Certaines communautés ethniques culturellement proches des Dìì n’ont pas de chefs permanents, le leadership politique transitant ici d’un homme prodigue (big man) à un autre. D’autres populations de la région détiennent toutefois des chefferies. L’auteur compare la monarchie dìì dans ses divers aspects (masques, rituels, etc.) avec ces dernières. Il en conclut que « les Dìì n’ont pas seulement emprunté aux chefferies voisines mais […] chacune a fait de l’autre un créditeur pour fabriquer de la différence » (p. 196). Muller a donc retrouvé dans cette portion du Cameroun un terrain aussi propice à la mise au jour de groupes de transformation (approche comparative structurale) que le plateau de Jos (Nigeria), le pays de diverses communautés pareillement engagées dans la « fabrication » de différences culturelles, à commencer par les Rukuba, ethnie abondamment étudiée par l’auteur dans les années 1970 et 1980.

L’espace manque pour rendre justice à l’autre volet, fort passionnant, de l’ouvrage : la reconstruction des deux derniers siècles de l’histoire du peuple dìì.
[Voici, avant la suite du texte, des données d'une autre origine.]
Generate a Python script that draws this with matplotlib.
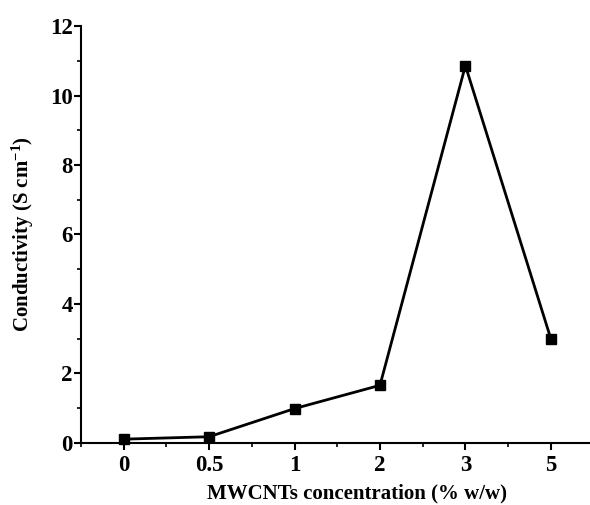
import numpy as np
import matplotlib
matplotlib.use('Agg')
import matplotlib.pyplot as plt
from matplotlib.ticker import MultipleLocator

# conductivity vs. MWCNT loading
concentrations = ['0', '0.5', '1', '2', '3', '5']
conductivity = [0.11, 0.18, 0.99, 1.66, 10.86, 3.0]

plt.rcParams['font.family'] = ['Liberation Serif', 'DejaVu Serif']
plt.rcParams['font.weight'] = 'bold'
plt.rcParams['mathtext.default'] = 'regular'

fig = plt.figure(figsize=(5.9, 5.05), dpi=100)
ax = fig.add_axes([0.1373, 0.1228, 0.8687, 0.8257])

pos = np.arange(len(concentrations))
ax.plot(pos, conductivity, color='black', lw=2.0, marker='s', ms=6.5,
        mfc='black', mec='black', clip_on=False, zorder=3)

ax.set_xlim(-0.5, 5.5)
ax.set_ylim(0, 12)
ax.set_xticks(pos)
ax.set_xticklabels(concentrations)
ax.xaxis.set_minor_locator(MultipleLocator(0.5))
ax.yaxis.set_major_locator(MultipleLocator(2))
ax.yaxis.set_minor_locator(MultipleLocator(1))

for side in ['top', 'right']:
    ax.spines[side].set_visible(False)
for side in ['left', 'bottom']:
    ax.spines[side].set_linewidth(1.5)

ax.tick_params(which='major', direction='out', length=5, width=1.5,
               labelsize=16.5)
ax.tick_params(axis='x', which='major', pad=4)
ax.tick_params(axis='y', which='major', pad=1)
ax.tick_params(which='minor', direction='out', length=3, width=1.2)

ax.set_xlabel('MWCNTs concentration (% w/w)', fontsize=15, fontweight='bold')
ax.xaxis.set_label_coords(0.5385, -0.097)
ax.set_ylabel('Conductivity (S cm$^{-1}$)', fontsize=15, fontweight='bold',
              labelpad=10)

fig.savefig('out.png', dpi=100)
On y voit, en particulier, les Dìì, souvent quadrilingues, s’interroger actuellement sur leur identité et leur avenir, eux qui ont été colonisés trois fois depuis le début du XIXe siècle : Peuls, Allemands, puis Français, et qui ont été soumis, à partir surtout des années 1930, au zèle des missionnaires catholiques et protestants, venus du sud, qu’à celui des propagandistes de l’islam, venus du nord. Durant les années 1960, sous l’ex-président Ahidjo (1960-1982), un musulman convaincu, ils ont applaudi à l’abolition des corvées pour les populations « païennes » du Nord-Cameroun, un reliquat du colonialisme peul, tout en étant confrontés à une offensive gouvernementale d’islamisation forcée.